## Given problem
Output the data exactly, with every line intact.

## Dataset rows

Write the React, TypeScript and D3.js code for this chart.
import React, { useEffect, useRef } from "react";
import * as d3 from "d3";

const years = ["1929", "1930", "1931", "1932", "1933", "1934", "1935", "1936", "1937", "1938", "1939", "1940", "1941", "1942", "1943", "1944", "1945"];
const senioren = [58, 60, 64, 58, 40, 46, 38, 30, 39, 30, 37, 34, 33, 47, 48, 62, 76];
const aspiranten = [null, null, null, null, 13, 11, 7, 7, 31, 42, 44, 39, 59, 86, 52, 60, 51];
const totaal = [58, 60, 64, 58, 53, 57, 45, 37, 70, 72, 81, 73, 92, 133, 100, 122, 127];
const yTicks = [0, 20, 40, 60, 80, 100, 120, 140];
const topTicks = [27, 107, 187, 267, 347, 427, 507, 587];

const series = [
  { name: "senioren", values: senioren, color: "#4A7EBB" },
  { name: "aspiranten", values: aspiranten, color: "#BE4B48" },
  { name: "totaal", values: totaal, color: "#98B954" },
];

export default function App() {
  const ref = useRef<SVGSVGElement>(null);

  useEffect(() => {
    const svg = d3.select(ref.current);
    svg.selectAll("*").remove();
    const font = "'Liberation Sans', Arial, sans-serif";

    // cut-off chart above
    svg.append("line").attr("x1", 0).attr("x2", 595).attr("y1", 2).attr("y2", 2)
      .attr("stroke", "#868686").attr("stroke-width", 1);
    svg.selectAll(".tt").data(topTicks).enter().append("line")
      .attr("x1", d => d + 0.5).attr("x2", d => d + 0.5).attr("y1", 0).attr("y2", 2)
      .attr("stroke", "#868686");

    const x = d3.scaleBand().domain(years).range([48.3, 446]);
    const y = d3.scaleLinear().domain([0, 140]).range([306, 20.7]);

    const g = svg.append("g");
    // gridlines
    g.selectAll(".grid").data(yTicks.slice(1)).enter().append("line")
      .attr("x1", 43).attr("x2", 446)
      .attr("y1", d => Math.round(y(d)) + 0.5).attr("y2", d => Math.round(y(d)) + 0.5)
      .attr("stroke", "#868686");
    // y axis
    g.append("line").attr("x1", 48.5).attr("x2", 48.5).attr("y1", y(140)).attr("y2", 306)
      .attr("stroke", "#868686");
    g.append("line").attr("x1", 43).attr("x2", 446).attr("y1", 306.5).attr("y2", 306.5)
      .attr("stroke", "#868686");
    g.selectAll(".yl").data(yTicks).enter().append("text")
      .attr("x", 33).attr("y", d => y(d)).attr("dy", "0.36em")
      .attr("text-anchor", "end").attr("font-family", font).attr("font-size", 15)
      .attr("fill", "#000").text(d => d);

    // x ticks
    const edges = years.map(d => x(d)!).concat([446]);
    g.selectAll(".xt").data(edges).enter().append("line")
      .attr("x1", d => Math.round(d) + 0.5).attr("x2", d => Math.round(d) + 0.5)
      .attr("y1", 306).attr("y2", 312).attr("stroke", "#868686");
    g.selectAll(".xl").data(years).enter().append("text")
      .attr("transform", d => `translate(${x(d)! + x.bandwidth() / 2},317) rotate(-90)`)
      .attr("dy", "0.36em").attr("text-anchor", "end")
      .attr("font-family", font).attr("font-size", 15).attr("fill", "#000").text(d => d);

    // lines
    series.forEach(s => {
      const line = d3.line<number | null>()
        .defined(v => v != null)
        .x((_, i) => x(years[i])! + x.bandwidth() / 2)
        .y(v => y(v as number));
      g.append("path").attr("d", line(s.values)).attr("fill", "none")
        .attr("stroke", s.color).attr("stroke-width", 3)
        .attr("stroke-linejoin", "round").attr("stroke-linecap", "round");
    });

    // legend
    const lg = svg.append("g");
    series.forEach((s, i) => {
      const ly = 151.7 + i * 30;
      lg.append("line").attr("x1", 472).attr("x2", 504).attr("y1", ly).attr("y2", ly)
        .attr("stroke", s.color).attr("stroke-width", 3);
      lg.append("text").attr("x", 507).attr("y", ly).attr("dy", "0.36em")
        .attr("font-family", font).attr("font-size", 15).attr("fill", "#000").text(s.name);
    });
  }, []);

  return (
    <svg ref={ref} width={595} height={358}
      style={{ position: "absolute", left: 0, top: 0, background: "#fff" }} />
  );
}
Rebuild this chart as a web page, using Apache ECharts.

## Exercise answer
Write the React, TypeScript and D3.js code for this chart.
import React, { useEffect, useRef } from "react";
import * as d3 from "d3";

const years = ["1929", "1930", "1931", "1932", "1933", "1934", "1935", "1936", "1937", "1938", "1939", "1940", "1941", "1942", "1943", "1944", "1945"];
const senioren = [58, 60, 64, 58, 40, 46, 38, 30, 39, 30, 37, 34, 33, 47, 48, 62, 76];
const aspiranten = [null, null, null, null, 13, 11, 7, 7, 31, 42, 44, 39, 59, 86, 52, 60, 51];
const totaal = [58, 60, 64, 58, 53, 57, 45, 37, 70, 72, 81, 73, 92, 133, 100, 122, 127];
const yTicks = [0, 20, 40, 60, 80, 100, 120, 140];
const topTicks = [27, 107, 187, 267, 347, 427, 507, 587];

const series = [
  { name: "senioren", values: senioren, color: "#4A7EBB" },
  { name: "aspiranten", values: aspiranten, color: "#BE4B48" },
  { name: "totaal", values: totaal, color: "#98B954" },
];

export default function App() {
  const ref = useRef<SVGSVGElement>(null);

  useEffect(() => {
    const svg = d3.select(ref.current);
    svg.selectAll("*").remove();
    const font = "'Liberation Sans', Arial, sans-serif";

    // cut-off chart above
    svg.append("line").attr("x1", 0).attr("x2", 595).attr("y1", 2).attr("y2", 2)
      .attr("stroke", "#868686").attr("stroke-width", 1);
    svg.selectAll(".tt").data(topTicks).enter().append("line")
      .attr("x1", d => d + 0.5).attr("x2", d => d + 0.5).attr("y1", 0).attr("y2", 2)
      .attr("stroke", "#868686");

    const x = d3.scaleBand().domain(years).range([48.3, 446]);
    const y = d3.scaleLinear().domain([0, 140]).range([306, 20.7]);

    const g = svg.append("g");
    // gridlines
    g.selectAll(".grid").data(yTicks.slice(1)).enter().append("line")
      .attr("x1", 43).attr("x2", 446)
      .attr("y1", d => Math.round(y(d)) + 0.5).attr("y2", d => Math.round(y(d)) + 0.5)
      .attr("stroke", "#868686");
    // y axis
    g.append("line").attr("x1", 48.5).attr("x2", 48.5).attr("y1", y(140)).attr("y2", 306)
      .attr("stroke", "#868686");
    g.append("line").attr("x1", 43).attr("x2", 446).attr("y1", 306.5).attr("y2", 306.5)
      .attr("stroke", "#868686");
    g.selectAll(".yl").data(yTicks).enter().append("text")
      .attr("x", 33).attr("y", d => y(d)).attr("dy", "0.36em")
      .attr("text-anchor", "end").attr("font-family", font).attr("font-size", 15)
      .attr("fill", "#000").text(d => d);

    // x ticks
    const edges = years.map(d => x(d)!).concat([446]);
    g.selectAll(".xt").data(edges).enter().append("line")
      .attr("x1", d => Math.round(d) + 0.5).attr("x2", d => Math.round(d) + 0.5)
      .attr("y1", 306).attr("y2", 312).attr("stroke", "#868686");
    g.selectAll(".xl").data(years).enter().append("text")
      .attr("transform", d => `translate(${x(d)! + x.bandwidth() / 2},317) rotate(-90)`)
      .attr("dy", "0.36em").attr("text-anchor", "end")
      .attr("font-family", font).attr("font-size", 15).attr("fill", "#000").text(d => d);

    // lines
    series.forEach(s => {
      const line = d3.line<number | null>()
        .defined(v => v != null)
        .x((_, i) => x(years[i])! + x.bandwidth() / 2)
        .y(v => y(v as number));
      g.append("path").attr("d", line(s.values)).attr("fill", "none")
        .attr("stroke", s.color).attr("stroke-width", 3)
        .attr("stroke-linejoin", "round").attr("stroke-linecap", "round");
    });

    // legend
    const lg = svg.append("g");
    series.forEach((s, i) => {
      const ly = 151.7 + i * 30;
      lg.append("line").attr("x1", 472).attr("x2", 504).attr("y1", ly).attr("y2", ly)
        .attr("stroke", s.color).attr("stroke-width", 3);
      lg.append("text").attr("x", 507).attr("y", ly).attr("dy", "0.36em")
        .attr("font-family", font).attr("font-size", 15).attr("fill", "#000").text(s.name);
    });
  }, []);

  return (
    <svg ref={ref} width={595} height={358}
      style={{ position: "absolute", left: 0, top: 0, background: "#fff" }} />
  );
}
Rebuild this chart as a web page, using Apache ECharts.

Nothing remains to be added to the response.